Let's actually run -simplifycfg(Godbolt snippet) to remove these dead blocks that have been left from the the while loop.

define i32 @test(i32 %c, i32 %n) {
  %0 = icmp sgt i32 %n, %c
  %smax = select i1 %0, i32 %n, i32 %c
  %1 = add i32 %smax, 2
  %2 = sub i32 %1, %c
  %3 = udiv i32 %2, 3
  %4 = mul nuw i32 %3, 3
  br label %while.cond

while.cond:                                       ; preds = %while.body, %entry
  br i1 false, label %while.body, label %while.end

while.body:                                       ; preds = %while.cond
  br label %while.cond

while.end:                                        ; preds = %while.cond
  %5 = add i32 %c, %4
  ret i32 %5
}

If we assume for a second that %smax is %n, then LLVM has generated exactly what we computed above.

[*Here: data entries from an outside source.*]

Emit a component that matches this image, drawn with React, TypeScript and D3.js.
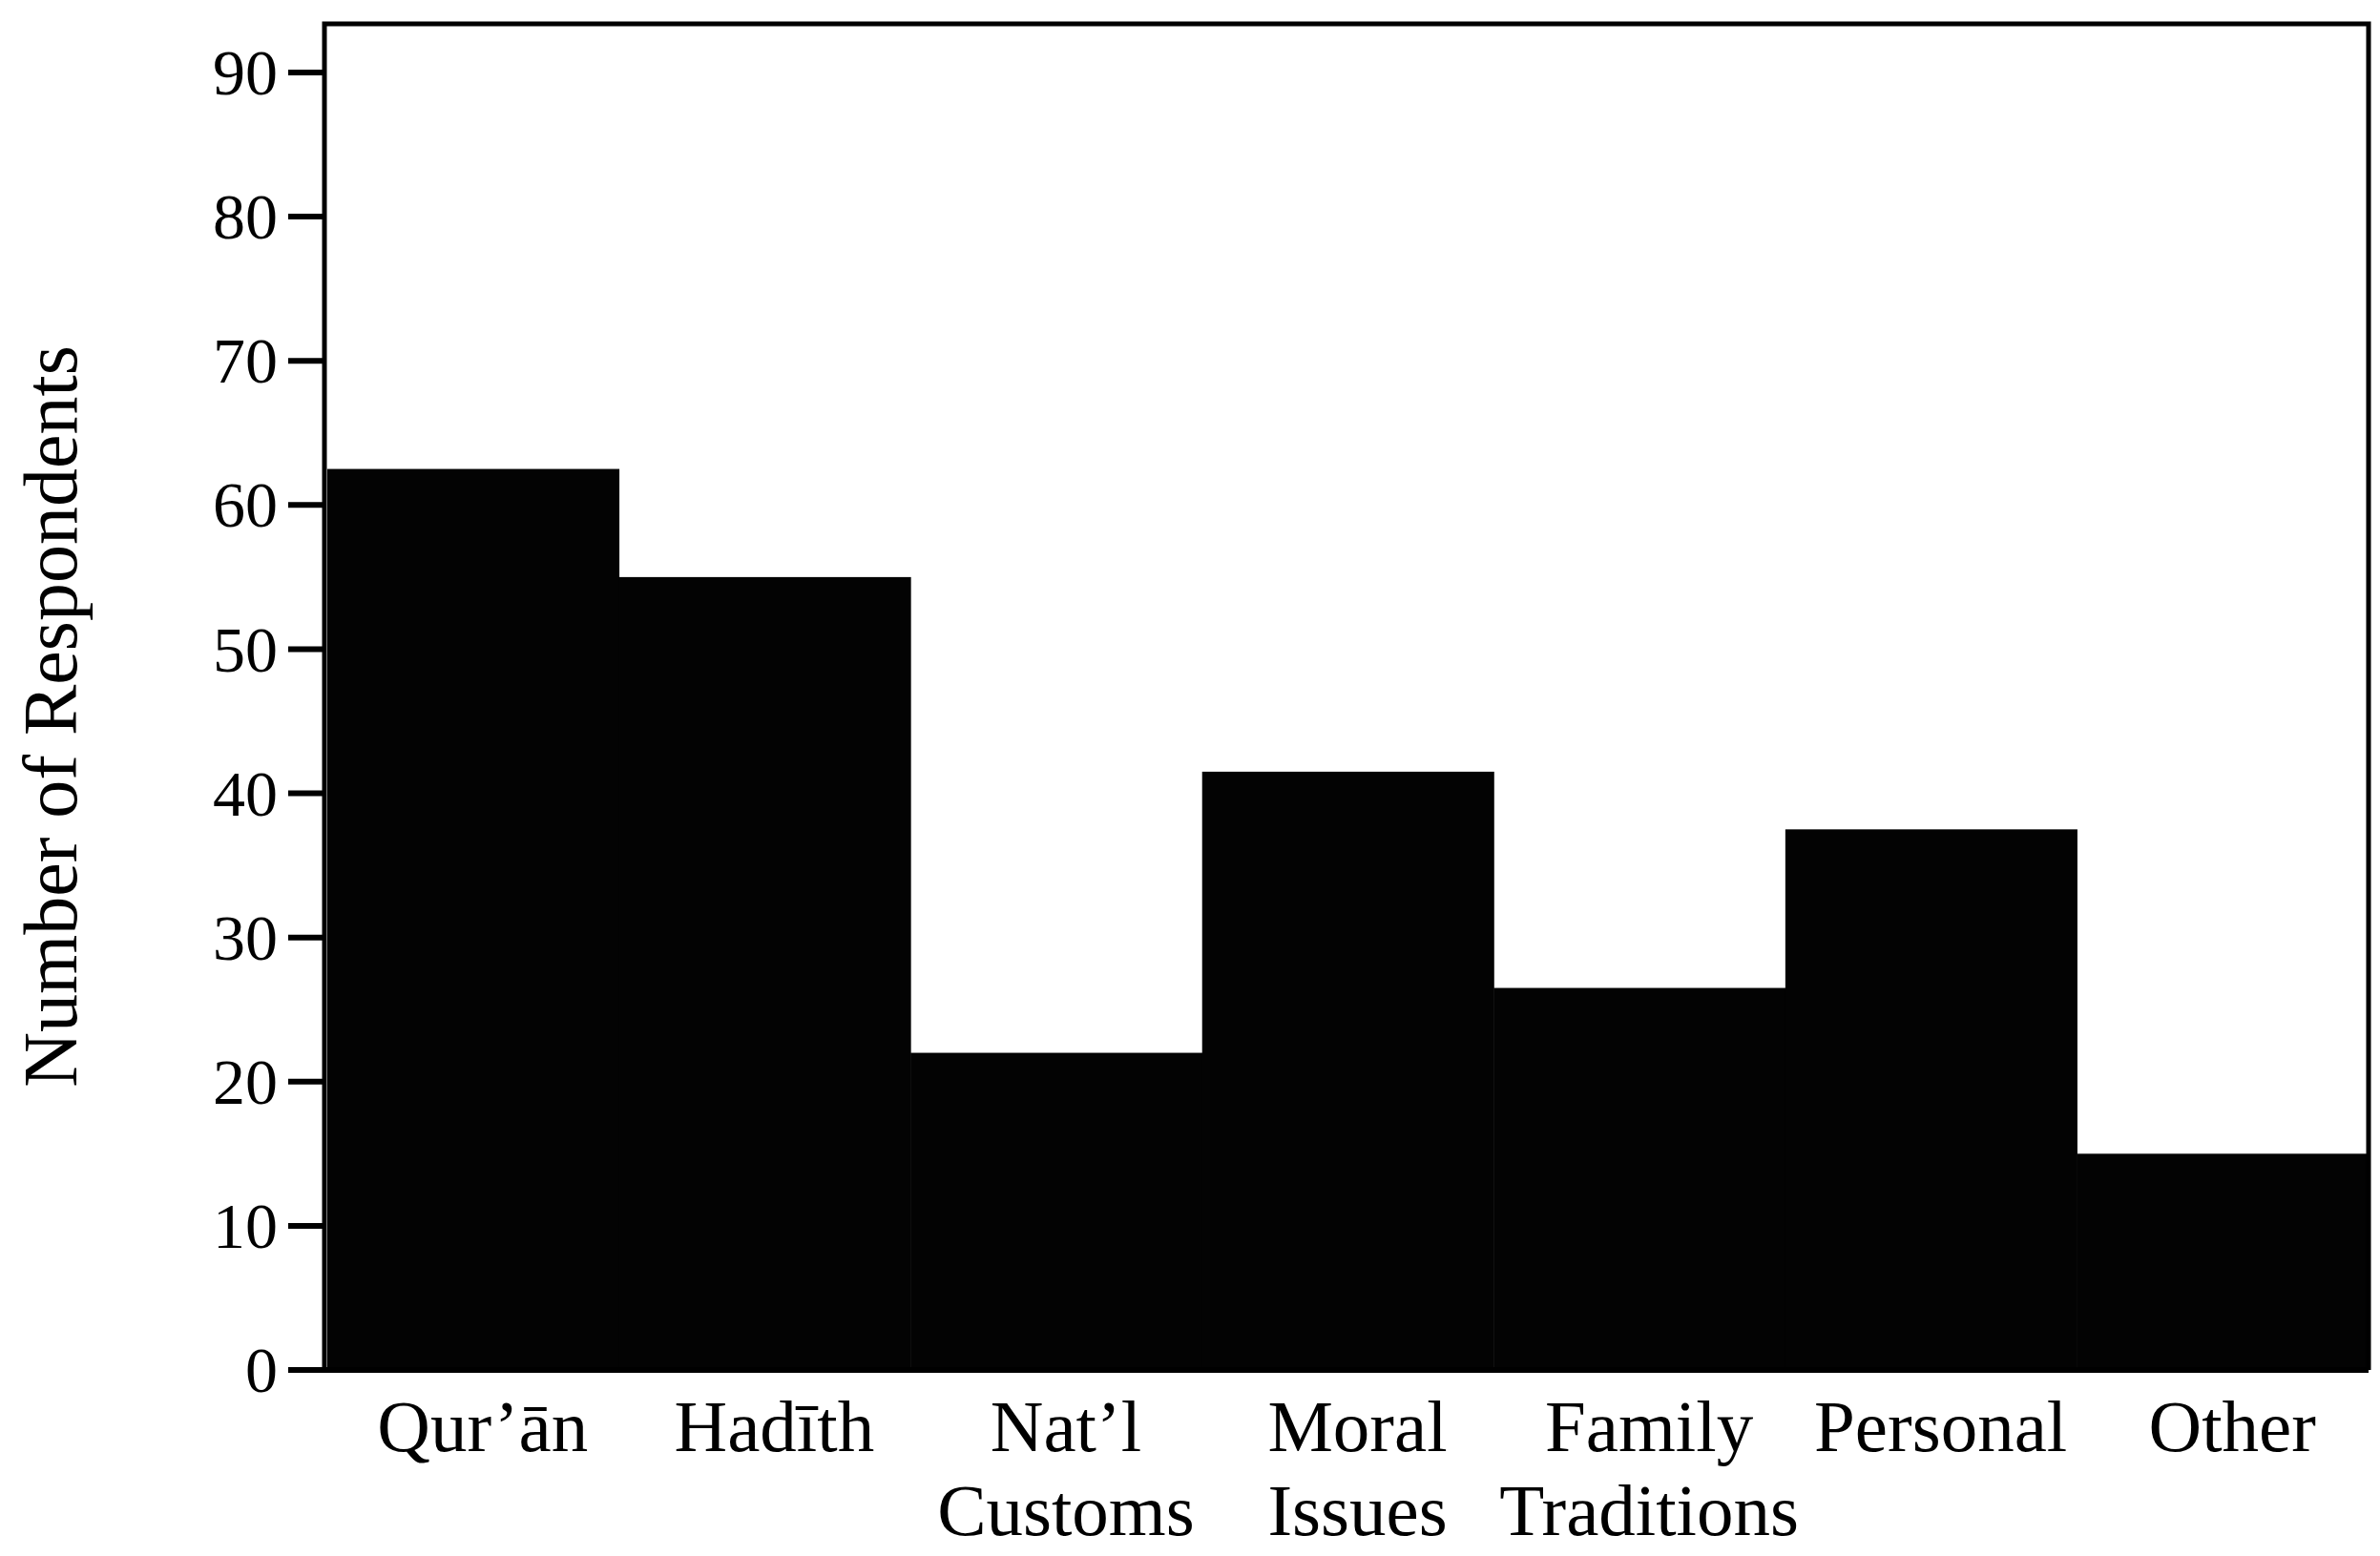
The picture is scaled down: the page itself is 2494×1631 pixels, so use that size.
import React, { useEffect, useRef } from "react";
import * as d3 from "d3";

// Chart data
const categories = ["quran", "hadith", "natl", "moral", "family", "personal", "other"];
const labelLine1 = ["Qur’ān", "Hadīth", "Nat’l", "Moral", "Family", "Personal", "Other"];
const labelLine2 = ["", "", "Customs", "Issues", "Traditions", "", ""];
const respondents = [62.5, 55, 22, 41.5, 26.5, 37.5, 15];
const yTickValues = [0, 10, 20, 30, 40, 50, 60, 70, 80, 90];

const App: React.FC = () => {
  const svgRef = useRef<SVGSVGElement | null>(null);

  useEffect(() => {
    if (!svgRef.current) return;
    const svg = d3.select(svgRef.current);
    svg.selectAll("*").remove();

    const width = 2494;
    const height = 1631;
    const font = "'Liberation Serif', 'Times New Roman', serif";

    svg.attr("width", width).attr("height", height);
    svg.append("rect").attr("width", width).attr("height", height).attr("fill", "#fff");

    // plot area
    const left = 340;
    const right = 2482;
    const frameTop = 25;

    const x = d3.scaleBand<string>().domain(categories).range([left + 3, right]).padding(0);
    const y = d3.scaleLinear().domain([0, 90]).range([1436, 76]);

    // bars
    svg
      .append("g")
      .selectAll("rect")
      .data(respondents)
      .enter()
      .append("rect")
      .attr("x", (_d, i) => x(categories[i]) as number)
      .attr("width", x.bandwidth() + 0.5)
      .attr("y", (d) => y(d))
      .attr("height", (d) => y(0) - y(d))
      .attr("fill", "#030303");

    // frame (left axis, top, right)
    svg
      .append("path")
      .attr("d", `M${left},${y(0)} L${left},${frameTop} L${right},${frameTop} L${right},${y(0)}`)
      .attr("fill", "none")
      .attr("stroke", "#000")
      .attr("stroke-width", 5);

    // x baseline
    svg
      .append("line")
      .attr("x1", 304)
      .attr("x2", right)
      .attr("y1", y(0))
      .attr("y2", y(0))
      .attr("stroke", "#000")
      .attr("stroke-width", 6);

    // y ticks
    const yAxis = svg.append("g");
    yAxis
      .selectAll("line")
      .data(yTickValues)
      .enter()
      .append("line")
      .attr("x1", 302)
      .attr("x2", left)
      .attr("y1", (d) => y(d))
      .attr("y2", (d) => y(d))
      .attr("stroke", "#000")
      .attr("stroke-width", 6);

    yAxis
      .selectAll("text")
      .data(yTickValues)
      .enter()
      .append("text")
      .attr("x", 291)
      .attr("y", (d) => y(d))
      .attr("dy", "0.34em")
      .attr("text-anchor", "end")
      .attr("font-family", font)
      .attr("font-size", 68)
      .attr("fill", "#000")
      .text((d) => d.toString());

    // y label
    svg
      .append("text")
      .attr("transform", `translate(80, 751) rotate(-90)`)
      .attr("text-anchor", "middle")
      .attr("font-family", font)
      .attr("font-size", 80)
      .attr("fill", "#000")
      .text("Number of Respondents");

    // x labels
    const xLabels = svg.append("g");
    categories.forEach((c, i) => {
      const cx = (x(c) as number) + x.bandwidth() / 2 + 10;
      xLabels
        .append("text")
        .attr("x", cx)
        .attr("y", 1521)
        .attr("text-anchor", "middle")
        .attr("font-family", font)
        .attr("font-size", 77)
        .attr("fill", "#000")
        .text(labelLine1[i]);
      if (labelLine2[i]) {
        xLabels
          .append("text")
          .attr("x", cx)
          .attr("y", 1609)
          .attr("text-anchor", "middle")
          .attr("font-family", font)
          .attr("font-size", 77)
          .attr("fill", "#000")
          .text(labelLine2[i]);
      }
    });
  }, []);

  return (
    <div style={{ position: "absolute", left: 0, top: 0 }}>
      <svg ref={svgRef} style={{ display: "block" }} />
    </div>
  );
};

export default App;
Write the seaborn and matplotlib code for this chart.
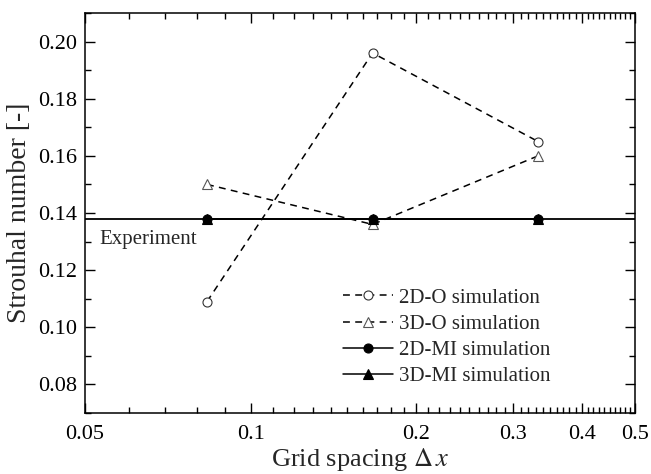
import numpy as np
import pandas as pd
import matplotlib
matplotlib.use("Agg")
import matplotlib.pyplot as plt
import seaborn as sns
from matplotlib.ticker import FixedLocator, NullFormatter

# ---- data ----
grid_spacing = [1/12, 1/6, 1/3]
st_2d_o = [0.109, 0.196, 0.165]
st_3d_o = [0.150, 0.136, 0.160]
st_2d_mi = [0.138, 0.138, 0.138]
st_3d_mi = [0.138, 0.138, 0.138]
experiment = 0.138

x_major = [0.05, 0.1, 0.2, 0.3, 0.4, 0.5]
x_major_labels = ["0.05", "0.1", "0.2", "0.3", "0.4", "0.5"]
y_major = [0.08, 0.10, 0.12, 0.14, 0.16, 0.18, 0.20]

sns.set_theme(style="ticks")
plt.rcParams["font.family"] = ["Liberation Serif", "DejaVu Serif"]
plt.rcParams["mathtext.fontset"] = "stix"

fig = plt.figure(figsize=(6.51, 4.74), dpi=100)
ax = fig.add_axes([0.1306, 0.1287, 0.8448, 0.8439])

dash = (0, (4.5, 3.5))
series = [
    (st_2d_o, "2D-O simulation", dict(linestyle=dash, marker="o", markerfacecolor="white",
                                       markeredgecolor="#333333", markersize=6.5)),
    (st_3d_o, "3D-O simulation", dict(linestyle=dash, marker="^", markerfacecolor="white",
                                       markeredgecolor="#555555", markersize=6.5)),
    (st_2d_mi, "2D-MI simulation", dict(linestyle="-", marker="o", markerfacecolor="black",
                                         markeredgecolor="black", markersize=6.5)),
    (st_3d_mi, "3D-MI simulation", dict(linestyle="-", marker="^", markerfacecolor="black",
                                         markeredgecolor="black", markersize=6.5)),
]
for vals, label, kw in series:
    sns.lineplot(x=grid_spacing, y=vals, ax=ax, color="black", linewidth=1.1,
                 label=label, markeredgewidth=0.8, **kw)

ax.axhline(experiment, color="black", linewidth=1.3, zorder=1)
ax.text(0.0532, experiment - 0.0072, "Experiment", fontsize=15, va="center", ha="left")

ax.set_xscale("log")
ax.set_xlim(0.05, 0.5)
ax.set_ylim(0.07, 0.21)

ax.xaxis.set_major_locator(FixedLocator(x_major))
ax.set_xticklabels(x_major_labels)
minor_x = [v / 100 for v in range(6, 50) if v not in (10, 20, 30, 40)]
ax.xaxis.set_minor_locator(FixedLocator(minor_x))
ax.xaxis.set_minor_formatter(NullFormatter())
ax.yaxis.set_major_locator(FixedLocator(y_major))
ax.set_yticklabels([f"{v:.2f}" for v in y_major])
ax.yaxis.set_minor_locator(FixedLocator([v / 100 for v in range(7, 22, 2)]))

ax.tick_params(which="both", direction="in", top=True, right=True, width=1.0, colors="black",
               labelsize=16)
ax.tick_params(which="major", length=7)
ax.tick_params(axis="x", which="major", pad=9)
ax.tick_params(axis="y", which="major", pad=6)
ax.tick_params(which="minor", length=4)
for s in ax.spines.values():
    s.set_linewidth(1.1)
    s.set_color("black")

ax.set_xlabel(r"Grid spacing $\Delta\,x$", fontsize=19, labelpad=1)
ax.set_ylabel("Strouhal number [-]", fontsize=20, labelpad=4)

leg = ax.legend(loc="lower right", bbox_to_anchor=(0.872, 0.03), frameon=False, fontsize=15,
                handlelength=2.4, handletextpad=0.25, labelspacing=0.32, borderaxespad=0.3)

fig.savefig("out.png", dpi=100)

%smax is only used to account for the case that we never enter the loop and in this case, the initial value of c (i.e. %c in LLVM IR) has to be returned. This is a smart trick from LLVM in that, if it picks the max of n, c. If c is bigger and you plug it in the formula we computed above, it will be zeroed with the - c and thus number_of_iterations = (step - 1) / step which is always 0 and thus what we return is the initial value.

A Sneak Peak Into the LLVM Source Code

At the time of writing this, the whole job is done by rewriteExitValues() that is called in IndVarSimplify::run(). This is a function that uses LCSSA form to find the exit values of the loop (only those that are ever used outside of the loop of course) and then uses SCEV to analyze and then rewrite their values.

It's fascinating to see that SCEV has computed the whole expression we came up with into a SCEV expression. The rest of the code basically turns this expression into code and writes it to the preheader (here entry).